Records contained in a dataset
----

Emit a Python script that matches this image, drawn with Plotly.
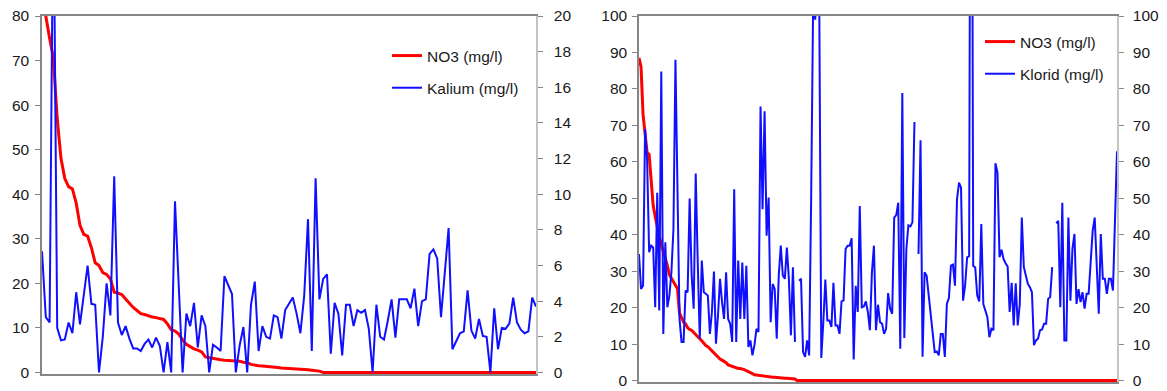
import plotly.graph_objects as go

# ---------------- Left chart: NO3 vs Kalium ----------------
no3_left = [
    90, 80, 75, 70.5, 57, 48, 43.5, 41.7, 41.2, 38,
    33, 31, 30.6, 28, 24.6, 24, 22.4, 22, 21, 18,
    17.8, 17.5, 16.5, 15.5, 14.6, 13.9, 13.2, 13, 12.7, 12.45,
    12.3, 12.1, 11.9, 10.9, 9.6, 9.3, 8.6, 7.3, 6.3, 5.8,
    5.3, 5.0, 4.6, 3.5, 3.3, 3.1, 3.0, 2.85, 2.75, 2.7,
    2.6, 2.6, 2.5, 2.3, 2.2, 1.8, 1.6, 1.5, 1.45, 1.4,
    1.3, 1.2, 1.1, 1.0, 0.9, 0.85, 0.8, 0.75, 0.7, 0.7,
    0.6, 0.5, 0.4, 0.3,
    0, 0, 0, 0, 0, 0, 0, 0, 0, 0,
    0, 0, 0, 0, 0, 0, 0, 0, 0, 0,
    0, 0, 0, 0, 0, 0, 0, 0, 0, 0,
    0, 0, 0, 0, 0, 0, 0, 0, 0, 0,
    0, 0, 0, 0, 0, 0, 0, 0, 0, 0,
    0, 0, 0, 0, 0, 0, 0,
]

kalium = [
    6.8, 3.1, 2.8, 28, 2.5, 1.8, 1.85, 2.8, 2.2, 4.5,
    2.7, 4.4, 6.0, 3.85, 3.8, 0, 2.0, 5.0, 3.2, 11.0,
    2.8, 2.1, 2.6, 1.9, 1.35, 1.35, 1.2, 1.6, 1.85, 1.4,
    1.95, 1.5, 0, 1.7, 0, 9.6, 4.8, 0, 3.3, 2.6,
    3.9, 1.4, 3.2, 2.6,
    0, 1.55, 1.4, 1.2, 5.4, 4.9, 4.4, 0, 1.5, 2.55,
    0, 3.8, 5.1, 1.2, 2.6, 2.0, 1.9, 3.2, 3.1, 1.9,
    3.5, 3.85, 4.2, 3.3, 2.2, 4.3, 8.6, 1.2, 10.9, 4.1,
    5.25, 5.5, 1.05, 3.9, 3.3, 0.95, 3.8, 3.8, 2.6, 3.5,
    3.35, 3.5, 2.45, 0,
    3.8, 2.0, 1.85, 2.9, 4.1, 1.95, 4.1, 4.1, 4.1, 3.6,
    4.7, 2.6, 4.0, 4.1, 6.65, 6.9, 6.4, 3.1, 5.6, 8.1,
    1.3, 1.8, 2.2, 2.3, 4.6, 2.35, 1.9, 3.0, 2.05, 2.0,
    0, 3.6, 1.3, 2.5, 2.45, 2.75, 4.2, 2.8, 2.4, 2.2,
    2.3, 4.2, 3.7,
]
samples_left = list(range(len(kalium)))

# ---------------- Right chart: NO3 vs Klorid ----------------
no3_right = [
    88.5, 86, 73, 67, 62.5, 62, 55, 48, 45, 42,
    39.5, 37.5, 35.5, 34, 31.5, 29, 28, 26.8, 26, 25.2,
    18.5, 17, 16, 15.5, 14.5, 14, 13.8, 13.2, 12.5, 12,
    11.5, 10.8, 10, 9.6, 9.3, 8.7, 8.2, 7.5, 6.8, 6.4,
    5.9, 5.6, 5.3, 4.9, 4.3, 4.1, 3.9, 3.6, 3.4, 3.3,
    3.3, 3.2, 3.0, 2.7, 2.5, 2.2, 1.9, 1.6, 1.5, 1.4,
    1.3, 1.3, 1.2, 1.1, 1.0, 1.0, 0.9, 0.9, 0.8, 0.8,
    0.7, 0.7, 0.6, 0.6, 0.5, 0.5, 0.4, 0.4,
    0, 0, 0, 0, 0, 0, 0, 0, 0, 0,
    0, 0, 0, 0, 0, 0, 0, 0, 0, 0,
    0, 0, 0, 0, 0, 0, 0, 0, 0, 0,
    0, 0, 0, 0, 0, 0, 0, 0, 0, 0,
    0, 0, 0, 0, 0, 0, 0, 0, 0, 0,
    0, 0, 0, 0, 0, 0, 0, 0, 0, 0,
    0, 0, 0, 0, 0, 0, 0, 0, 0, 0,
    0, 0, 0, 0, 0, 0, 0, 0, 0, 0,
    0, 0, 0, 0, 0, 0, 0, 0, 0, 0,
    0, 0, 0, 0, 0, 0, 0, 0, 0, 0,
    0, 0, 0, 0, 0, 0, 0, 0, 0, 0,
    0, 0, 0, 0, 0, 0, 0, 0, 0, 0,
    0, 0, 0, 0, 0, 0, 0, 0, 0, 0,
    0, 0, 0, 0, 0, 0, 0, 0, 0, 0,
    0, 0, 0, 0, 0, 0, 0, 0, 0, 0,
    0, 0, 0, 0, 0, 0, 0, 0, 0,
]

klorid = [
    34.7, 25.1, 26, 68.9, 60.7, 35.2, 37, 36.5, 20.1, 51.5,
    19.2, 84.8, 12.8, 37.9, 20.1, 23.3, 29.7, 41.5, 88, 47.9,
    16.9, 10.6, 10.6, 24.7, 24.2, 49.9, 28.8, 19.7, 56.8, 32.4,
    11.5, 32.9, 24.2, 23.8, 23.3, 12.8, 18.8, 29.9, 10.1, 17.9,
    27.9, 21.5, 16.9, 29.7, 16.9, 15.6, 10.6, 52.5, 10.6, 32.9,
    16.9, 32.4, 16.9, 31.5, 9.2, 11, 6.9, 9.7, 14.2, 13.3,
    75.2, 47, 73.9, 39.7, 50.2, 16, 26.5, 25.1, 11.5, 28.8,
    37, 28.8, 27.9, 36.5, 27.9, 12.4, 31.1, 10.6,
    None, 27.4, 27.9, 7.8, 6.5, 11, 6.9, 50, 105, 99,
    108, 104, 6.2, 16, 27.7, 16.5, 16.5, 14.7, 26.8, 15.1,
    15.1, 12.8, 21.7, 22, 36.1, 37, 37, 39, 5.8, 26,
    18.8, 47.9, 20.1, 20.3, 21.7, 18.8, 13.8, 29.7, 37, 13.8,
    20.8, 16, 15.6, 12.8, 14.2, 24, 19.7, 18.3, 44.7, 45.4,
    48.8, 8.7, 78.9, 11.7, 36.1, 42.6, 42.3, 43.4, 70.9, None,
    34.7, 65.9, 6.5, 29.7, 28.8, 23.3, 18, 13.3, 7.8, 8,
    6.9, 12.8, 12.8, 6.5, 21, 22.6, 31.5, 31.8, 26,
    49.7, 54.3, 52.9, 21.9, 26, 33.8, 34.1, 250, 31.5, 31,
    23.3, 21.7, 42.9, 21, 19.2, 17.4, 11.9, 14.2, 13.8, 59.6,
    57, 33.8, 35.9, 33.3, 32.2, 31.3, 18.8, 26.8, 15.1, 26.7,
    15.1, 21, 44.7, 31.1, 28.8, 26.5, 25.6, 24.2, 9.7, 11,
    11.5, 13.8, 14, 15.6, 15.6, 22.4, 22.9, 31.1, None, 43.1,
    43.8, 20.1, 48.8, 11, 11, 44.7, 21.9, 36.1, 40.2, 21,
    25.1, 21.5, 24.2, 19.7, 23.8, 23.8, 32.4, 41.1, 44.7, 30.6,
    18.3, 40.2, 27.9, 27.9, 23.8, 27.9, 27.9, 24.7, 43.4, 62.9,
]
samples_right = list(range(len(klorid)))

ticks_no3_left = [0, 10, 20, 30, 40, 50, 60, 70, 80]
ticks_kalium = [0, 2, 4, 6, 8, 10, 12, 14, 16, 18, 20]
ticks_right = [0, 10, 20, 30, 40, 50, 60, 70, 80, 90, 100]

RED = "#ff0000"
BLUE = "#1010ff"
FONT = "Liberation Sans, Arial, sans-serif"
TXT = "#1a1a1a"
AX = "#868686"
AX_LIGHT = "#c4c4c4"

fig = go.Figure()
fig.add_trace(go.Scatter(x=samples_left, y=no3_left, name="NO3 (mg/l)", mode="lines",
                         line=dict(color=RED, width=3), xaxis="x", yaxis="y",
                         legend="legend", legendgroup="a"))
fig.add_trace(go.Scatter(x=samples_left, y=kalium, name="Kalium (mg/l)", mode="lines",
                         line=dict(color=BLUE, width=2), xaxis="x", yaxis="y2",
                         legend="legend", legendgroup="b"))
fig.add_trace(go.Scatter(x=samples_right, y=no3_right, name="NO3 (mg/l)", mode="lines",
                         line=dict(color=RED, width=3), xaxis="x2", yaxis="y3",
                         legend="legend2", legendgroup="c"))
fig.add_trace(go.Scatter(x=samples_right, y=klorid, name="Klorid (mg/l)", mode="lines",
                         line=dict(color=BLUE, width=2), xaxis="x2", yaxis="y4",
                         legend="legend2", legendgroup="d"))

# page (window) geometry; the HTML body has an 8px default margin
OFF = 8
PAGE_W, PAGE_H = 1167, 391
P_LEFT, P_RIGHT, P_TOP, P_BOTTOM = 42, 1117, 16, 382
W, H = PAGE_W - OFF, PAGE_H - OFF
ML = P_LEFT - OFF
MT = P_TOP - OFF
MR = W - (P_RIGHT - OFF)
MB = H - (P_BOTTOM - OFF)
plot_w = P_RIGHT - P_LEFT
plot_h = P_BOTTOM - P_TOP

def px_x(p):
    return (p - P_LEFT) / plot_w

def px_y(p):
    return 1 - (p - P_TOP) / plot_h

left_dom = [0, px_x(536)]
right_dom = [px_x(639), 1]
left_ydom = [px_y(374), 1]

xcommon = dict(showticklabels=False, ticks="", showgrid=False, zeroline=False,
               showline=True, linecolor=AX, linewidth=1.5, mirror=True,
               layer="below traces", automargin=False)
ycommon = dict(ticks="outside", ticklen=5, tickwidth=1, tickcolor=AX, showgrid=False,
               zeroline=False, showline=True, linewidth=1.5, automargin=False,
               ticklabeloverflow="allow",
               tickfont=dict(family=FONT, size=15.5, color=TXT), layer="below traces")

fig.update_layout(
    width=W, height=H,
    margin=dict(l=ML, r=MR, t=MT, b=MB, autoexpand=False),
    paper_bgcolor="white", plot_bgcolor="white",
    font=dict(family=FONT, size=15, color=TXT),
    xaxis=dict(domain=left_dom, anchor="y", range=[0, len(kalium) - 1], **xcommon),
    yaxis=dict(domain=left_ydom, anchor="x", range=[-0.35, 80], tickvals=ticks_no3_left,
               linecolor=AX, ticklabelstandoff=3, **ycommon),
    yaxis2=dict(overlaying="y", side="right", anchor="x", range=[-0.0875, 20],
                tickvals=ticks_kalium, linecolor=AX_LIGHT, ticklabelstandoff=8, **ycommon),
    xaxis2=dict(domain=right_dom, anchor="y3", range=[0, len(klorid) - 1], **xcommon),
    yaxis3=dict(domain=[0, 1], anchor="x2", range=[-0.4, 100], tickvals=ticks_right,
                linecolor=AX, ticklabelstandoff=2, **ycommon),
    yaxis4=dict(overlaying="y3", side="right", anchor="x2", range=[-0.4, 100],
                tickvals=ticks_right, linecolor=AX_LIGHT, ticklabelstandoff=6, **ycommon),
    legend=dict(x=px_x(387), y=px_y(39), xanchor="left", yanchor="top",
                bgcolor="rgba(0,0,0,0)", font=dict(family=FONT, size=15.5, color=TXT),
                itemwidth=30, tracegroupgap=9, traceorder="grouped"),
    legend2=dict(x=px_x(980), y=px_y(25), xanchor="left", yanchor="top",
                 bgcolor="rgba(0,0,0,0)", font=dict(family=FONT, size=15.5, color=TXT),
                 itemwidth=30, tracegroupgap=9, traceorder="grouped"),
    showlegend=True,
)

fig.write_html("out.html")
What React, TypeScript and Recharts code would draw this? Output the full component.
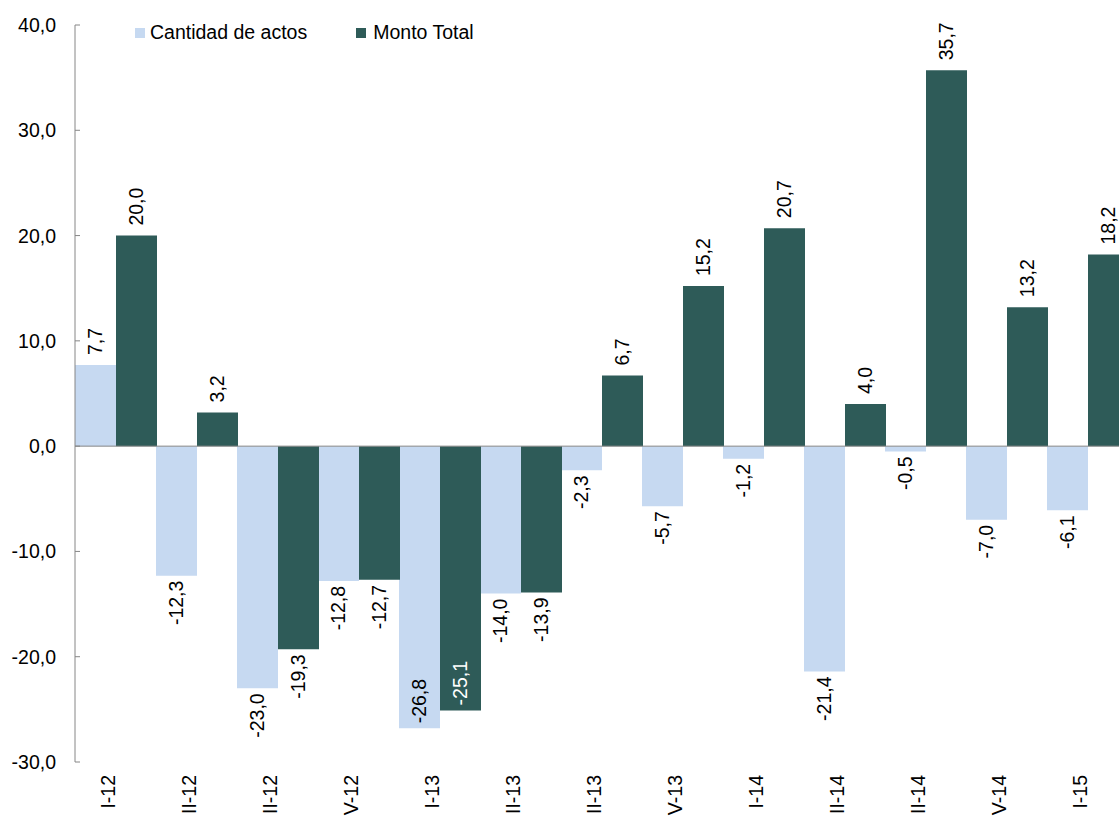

----

» WORK INSTRUCTIONS
Each line from the top of the material through the line containing "import plotly.graph_objects as go" should be reproduced exactly; please drop any images.

» OUTPUT OF THE EXERCISE
Emit a Python script that matches this image, drawn with Plotly.
import plotly.graph_objects as go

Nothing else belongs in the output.